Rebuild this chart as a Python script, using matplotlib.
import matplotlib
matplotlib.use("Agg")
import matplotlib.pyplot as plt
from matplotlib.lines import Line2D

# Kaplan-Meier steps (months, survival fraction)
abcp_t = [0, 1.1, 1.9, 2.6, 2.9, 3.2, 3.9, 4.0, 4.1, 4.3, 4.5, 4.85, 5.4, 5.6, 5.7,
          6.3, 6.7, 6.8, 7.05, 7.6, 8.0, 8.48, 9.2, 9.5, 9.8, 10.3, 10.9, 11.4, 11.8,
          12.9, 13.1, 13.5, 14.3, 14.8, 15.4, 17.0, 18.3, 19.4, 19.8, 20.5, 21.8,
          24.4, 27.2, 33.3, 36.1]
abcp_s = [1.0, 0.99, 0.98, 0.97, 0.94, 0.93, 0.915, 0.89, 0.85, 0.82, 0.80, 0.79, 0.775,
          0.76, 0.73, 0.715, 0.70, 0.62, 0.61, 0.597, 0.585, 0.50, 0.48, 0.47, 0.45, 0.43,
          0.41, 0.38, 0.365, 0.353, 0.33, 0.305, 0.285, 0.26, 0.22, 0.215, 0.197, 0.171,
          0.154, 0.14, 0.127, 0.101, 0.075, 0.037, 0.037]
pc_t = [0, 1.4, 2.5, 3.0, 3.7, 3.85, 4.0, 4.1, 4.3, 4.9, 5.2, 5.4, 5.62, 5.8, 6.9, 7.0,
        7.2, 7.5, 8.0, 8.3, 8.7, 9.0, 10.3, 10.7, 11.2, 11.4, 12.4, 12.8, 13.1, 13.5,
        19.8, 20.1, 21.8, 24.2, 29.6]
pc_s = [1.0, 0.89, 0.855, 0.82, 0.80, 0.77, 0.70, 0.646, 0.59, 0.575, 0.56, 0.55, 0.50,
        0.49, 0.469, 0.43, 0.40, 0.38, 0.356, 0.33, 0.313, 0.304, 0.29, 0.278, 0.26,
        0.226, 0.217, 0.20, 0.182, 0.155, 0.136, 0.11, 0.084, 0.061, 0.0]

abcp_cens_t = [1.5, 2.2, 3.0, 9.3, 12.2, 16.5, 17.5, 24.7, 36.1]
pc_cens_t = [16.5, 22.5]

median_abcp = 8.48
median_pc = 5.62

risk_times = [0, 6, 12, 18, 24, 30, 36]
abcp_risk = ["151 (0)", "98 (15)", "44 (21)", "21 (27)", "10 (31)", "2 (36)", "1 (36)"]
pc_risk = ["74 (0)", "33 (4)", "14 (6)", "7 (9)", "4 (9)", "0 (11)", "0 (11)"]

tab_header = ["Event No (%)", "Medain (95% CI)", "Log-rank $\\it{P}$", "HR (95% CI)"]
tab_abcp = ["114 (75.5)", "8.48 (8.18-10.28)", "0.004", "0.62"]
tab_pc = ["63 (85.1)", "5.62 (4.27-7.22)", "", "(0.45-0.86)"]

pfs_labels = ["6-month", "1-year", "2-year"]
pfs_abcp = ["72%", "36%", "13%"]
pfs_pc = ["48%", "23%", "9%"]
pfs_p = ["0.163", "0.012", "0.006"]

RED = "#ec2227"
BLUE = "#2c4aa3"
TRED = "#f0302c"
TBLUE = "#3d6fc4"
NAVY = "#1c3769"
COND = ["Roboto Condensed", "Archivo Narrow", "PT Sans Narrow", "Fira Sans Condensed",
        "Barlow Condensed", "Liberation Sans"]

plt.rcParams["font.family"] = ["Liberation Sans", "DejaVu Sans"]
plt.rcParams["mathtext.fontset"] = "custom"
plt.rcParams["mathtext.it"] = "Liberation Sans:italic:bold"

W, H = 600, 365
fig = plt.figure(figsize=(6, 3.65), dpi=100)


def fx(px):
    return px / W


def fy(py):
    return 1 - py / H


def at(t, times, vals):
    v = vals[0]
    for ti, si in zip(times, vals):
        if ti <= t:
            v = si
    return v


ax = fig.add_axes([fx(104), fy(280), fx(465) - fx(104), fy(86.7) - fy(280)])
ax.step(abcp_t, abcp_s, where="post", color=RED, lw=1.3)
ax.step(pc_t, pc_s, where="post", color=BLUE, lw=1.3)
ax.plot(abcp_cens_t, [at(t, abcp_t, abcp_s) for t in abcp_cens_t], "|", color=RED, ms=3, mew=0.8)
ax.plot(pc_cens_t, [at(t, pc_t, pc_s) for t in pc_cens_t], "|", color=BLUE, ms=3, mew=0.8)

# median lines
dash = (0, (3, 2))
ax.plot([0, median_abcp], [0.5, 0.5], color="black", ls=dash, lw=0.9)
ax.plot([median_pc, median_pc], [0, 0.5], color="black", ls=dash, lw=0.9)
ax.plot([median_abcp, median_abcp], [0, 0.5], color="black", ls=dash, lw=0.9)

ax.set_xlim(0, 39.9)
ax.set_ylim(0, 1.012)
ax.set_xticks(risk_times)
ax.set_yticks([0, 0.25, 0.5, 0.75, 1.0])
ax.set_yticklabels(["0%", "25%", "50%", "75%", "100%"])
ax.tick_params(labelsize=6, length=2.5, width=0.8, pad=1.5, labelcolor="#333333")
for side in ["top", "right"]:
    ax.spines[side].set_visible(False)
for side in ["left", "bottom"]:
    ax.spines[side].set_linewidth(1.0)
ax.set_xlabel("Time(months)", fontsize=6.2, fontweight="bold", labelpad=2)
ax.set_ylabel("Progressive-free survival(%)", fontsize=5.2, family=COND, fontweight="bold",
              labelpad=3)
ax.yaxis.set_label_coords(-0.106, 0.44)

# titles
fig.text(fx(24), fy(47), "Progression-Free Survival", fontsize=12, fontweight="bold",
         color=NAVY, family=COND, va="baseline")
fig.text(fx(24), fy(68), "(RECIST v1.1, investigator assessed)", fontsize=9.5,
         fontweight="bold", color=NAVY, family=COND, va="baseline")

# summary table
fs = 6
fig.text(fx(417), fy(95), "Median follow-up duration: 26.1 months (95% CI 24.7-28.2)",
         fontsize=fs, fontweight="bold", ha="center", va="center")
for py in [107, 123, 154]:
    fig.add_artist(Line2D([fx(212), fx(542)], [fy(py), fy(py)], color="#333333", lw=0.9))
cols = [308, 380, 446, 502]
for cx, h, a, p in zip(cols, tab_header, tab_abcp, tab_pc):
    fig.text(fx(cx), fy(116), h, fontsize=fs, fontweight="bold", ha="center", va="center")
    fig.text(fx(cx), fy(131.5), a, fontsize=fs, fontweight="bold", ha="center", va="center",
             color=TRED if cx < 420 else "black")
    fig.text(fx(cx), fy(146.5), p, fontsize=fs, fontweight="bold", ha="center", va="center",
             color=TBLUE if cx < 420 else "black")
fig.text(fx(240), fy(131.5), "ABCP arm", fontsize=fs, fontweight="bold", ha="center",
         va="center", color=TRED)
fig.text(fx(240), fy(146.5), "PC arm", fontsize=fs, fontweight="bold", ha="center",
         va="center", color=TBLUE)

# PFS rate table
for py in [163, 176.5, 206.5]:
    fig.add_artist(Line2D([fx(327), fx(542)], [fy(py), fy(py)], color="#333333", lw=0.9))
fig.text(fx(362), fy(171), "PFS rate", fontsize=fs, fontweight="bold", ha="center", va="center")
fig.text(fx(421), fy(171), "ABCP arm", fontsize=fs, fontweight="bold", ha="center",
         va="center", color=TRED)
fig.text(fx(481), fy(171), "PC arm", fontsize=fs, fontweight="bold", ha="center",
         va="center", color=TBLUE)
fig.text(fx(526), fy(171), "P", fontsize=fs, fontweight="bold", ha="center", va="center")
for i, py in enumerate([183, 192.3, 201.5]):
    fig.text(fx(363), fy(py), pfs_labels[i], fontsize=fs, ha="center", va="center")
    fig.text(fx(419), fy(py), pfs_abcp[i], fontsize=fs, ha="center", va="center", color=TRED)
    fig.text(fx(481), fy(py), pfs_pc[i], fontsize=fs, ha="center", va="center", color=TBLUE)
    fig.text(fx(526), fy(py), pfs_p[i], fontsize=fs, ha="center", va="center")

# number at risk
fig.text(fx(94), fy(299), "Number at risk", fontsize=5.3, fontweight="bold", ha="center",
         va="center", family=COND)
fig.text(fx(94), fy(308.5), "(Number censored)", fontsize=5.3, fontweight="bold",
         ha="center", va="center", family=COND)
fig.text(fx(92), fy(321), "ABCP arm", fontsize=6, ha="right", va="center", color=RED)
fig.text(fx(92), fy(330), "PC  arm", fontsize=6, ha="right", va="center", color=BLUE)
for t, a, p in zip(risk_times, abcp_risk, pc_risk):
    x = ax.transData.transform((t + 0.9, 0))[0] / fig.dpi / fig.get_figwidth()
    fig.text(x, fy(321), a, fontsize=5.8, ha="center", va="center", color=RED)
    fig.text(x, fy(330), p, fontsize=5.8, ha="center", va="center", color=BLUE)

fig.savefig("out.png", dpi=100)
--
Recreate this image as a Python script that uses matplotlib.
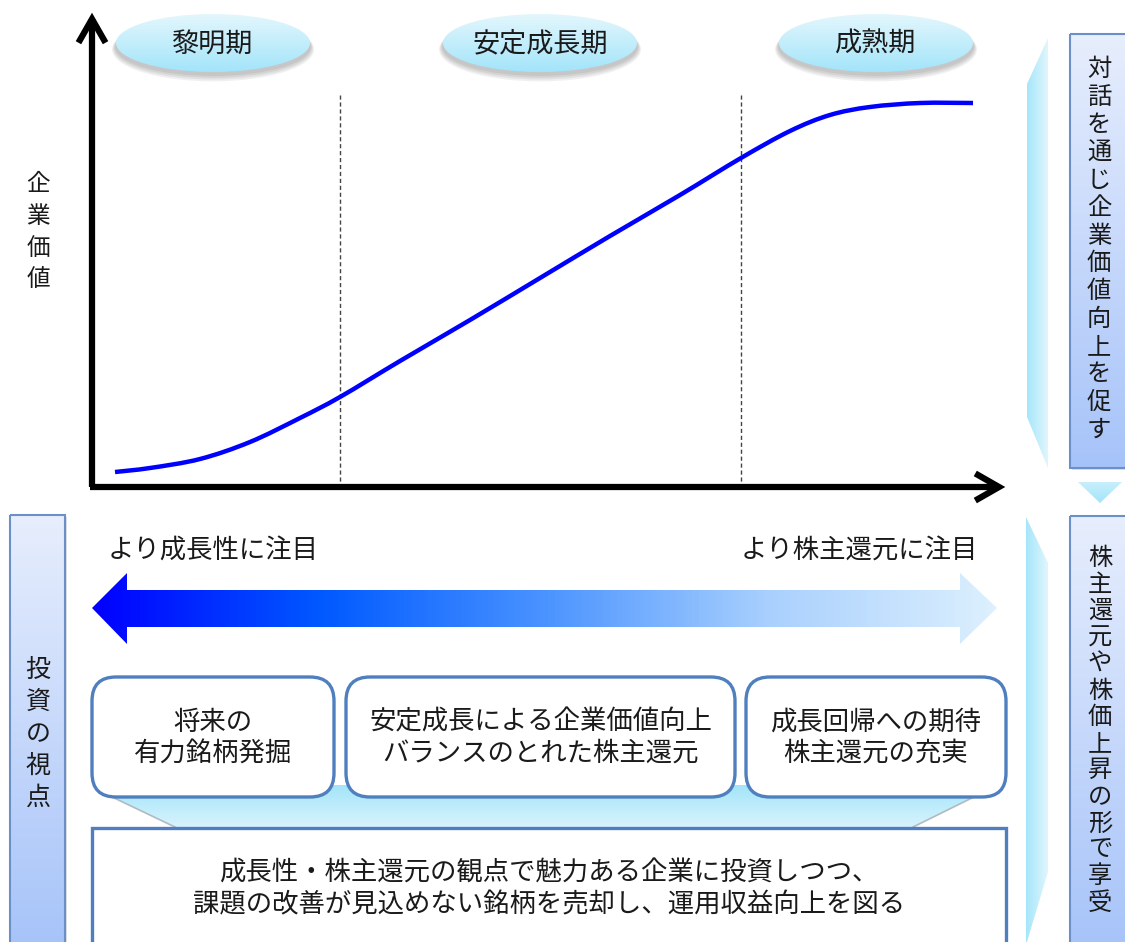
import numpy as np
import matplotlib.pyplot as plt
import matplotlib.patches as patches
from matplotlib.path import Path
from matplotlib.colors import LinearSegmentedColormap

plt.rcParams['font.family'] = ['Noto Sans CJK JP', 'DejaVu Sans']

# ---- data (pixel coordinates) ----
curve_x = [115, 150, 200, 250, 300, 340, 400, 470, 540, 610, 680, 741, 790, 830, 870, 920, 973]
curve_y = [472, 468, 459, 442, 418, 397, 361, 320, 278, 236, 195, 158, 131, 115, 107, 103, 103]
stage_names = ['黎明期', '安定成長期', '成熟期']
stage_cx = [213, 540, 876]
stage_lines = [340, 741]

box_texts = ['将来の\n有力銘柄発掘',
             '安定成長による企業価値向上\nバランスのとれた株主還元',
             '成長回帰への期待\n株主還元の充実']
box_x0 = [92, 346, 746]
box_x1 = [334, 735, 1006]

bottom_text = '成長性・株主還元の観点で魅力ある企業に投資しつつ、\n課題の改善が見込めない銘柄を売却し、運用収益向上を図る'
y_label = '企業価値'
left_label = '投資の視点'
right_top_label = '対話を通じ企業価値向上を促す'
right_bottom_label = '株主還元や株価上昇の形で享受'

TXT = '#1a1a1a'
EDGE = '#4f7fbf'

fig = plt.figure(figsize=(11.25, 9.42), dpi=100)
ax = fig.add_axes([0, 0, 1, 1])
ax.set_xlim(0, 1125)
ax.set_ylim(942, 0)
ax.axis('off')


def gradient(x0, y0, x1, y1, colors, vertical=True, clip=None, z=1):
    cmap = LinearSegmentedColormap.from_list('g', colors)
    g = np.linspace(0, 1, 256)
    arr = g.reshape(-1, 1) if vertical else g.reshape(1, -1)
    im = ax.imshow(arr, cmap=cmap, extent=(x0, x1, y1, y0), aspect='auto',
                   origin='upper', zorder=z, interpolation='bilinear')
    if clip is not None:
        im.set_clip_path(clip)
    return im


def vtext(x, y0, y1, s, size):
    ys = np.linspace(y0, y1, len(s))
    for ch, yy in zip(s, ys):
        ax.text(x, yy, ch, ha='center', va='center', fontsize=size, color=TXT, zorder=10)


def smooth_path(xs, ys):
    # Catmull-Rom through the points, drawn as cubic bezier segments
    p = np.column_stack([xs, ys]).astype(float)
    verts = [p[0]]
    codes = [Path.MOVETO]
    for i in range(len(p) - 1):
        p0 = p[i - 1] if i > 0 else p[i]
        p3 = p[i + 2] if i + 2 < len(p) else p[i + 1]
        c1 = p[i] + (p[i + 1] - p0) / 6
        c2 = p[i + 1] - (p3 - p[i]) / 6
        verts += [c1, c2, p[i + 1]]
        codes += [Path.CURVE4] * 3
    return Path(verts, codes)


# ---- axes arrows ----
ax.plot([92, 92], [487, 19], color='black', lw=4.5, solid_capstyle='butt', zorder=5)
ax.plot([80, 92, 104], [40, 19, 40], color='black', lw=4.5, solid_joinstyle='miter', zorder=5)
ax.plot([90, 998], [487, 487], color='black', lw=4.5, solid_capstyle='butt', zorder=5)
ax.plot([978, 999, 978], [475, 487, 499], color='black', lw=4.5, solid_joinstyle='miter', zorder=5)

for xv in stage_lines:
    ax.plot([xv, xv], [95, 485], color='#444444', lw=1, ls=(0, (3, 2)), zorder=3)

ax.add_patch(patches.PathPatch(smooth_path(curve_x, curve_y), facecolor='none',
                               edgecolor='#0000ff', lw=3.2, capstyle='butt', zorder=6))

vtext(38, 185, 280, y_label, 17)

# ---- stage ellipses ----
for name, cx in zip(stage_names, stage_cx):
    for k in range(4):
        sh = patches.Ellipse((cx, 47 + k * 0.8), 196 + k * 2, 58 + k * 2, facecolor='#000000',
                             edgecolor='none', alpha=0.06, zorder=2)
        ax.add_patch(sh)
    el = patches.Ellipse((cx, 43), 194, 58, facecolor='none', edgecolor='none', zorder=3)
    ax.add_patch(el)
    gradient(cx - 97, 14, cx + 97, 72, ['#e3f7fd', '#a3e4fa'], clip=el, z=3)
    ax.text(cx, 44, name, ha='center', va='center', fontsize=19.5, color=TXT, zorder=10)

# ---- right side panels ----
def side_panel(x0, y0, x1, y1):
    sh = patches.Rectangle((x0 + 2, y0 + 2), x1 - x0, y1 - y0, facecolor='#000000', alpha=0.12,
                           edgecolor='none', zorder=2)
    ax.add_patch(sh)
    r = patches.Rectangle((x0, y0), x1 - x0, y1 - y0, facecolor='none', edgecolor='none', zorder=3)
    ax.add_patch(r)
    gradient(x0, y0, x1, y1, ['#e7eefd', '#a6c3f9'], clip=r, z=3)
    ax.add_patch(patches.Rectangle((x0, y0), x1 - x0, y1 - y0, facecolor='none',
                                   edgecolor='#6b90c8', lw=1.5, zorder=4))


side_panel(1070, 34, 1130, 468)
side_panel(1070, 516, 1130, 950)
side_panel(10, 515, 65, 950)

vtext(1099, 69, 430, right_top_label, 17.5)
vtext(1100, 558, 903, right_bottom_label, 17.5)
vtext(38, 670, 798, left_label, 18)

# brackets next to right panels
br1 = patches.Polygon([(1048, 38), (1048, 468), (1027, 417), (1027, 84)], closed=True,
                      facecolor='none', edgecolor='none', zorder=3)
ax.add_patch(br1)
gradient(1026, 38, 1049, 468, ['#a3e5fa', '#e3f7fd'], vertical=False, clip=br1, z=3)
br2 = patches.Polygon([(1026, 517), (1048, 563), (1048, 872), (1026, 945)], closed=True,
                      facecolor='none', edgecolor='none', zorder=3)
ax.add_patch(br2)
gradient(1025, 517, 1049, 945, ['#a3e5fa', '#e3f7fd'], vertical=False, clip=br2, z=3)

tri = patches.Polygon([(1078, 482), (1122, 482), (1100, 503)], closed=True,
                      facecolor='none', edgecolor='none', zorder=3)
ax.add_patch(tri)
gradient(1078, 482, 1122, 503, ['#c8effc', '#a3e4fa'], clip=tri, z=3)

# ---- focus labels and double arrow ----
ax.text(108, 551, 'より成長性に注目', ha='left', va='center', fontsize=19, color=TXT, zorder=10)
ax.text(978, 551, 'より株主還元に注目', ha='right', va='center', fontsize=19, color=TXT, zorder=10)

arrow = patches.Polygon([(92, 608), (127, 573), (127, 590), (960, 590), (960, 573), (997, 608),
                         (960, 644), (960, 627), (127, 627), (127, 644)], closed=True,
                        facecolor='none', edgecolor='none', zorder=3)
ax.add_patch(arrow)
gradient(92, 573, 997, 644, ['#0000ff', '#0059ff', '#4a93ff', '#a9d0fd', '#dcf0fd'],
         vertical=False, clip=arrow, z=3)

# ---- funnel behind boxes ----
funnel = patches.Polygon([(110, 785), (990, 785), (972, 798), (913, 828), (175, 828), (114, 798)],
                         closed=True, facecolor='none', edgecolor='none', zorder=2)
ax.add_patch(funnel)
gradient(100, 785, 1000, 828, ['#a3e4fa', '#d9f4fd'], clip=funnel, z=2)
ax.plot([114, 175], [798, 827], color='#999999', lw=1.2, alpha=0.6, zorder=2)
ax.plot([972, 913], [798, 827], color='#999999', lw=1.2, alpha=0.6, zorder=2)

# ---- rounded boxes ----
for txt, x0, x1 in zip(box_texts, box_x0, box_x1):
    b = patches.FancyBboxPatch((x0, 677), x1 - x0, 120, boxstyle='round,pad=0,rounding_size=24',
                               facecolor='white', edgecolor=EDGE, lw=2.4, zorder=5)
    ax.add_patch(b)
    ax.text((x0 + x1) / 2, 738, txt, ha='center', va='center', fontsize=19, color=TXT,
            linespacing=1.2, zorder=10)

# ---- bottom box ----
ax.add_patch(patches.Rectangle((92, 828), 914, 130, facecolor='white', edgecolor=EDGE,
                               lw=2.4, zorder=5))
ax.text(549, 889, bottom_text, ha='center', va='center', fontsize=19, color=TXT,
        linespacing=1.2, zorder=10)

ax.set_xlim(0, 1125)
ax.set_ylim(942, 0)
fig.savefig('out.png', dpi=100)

→ TASK STATEMENT
Pictures are excluded. Repeat exactly the lines from the one containing "Recreate this image" to the one containing "box_x1 = [334, 735, 1006]", inclusive.

→ TASK ANSWER
Recreate this image as a Python script that uses matplotlib.
import numpy as np
import matplotlib.pyplot as plt
import matplotlib.patches as patches
from matplotlib.path import Path
from matplotlib.colors import LinearSegmentedColormap

plt.rcParams['font.family'] = ['Noto Sans CJK JP', 'DejaVu Sans']

# ---- data (pixel coordinates) ----
curve_x = [115, 150, 200, 250, 300, 340, 400, 470, 540, 610, 680, 741, 790, 830, 870, 920, 973]
curve_y = [472, 468, 459, 442, 418, 397, 361, 320, 278, 236, 195, 158, 131, 115, 107, 103, 103]
stage_names = ['黎明期', '安定成長期', '成熟期']
stage_cx = [213, 540, 876]
stage_lines = [340, 741]

box_texts = ['将来の\n有力銘柄発掘',
             '安定成長による企業価値向上\nバランスのとれた株主還元',
             '成長回帰への期待\n株主還元の充実']
box_x0 = [92, 346, 746]
box_x1 = [334, 735, 1006]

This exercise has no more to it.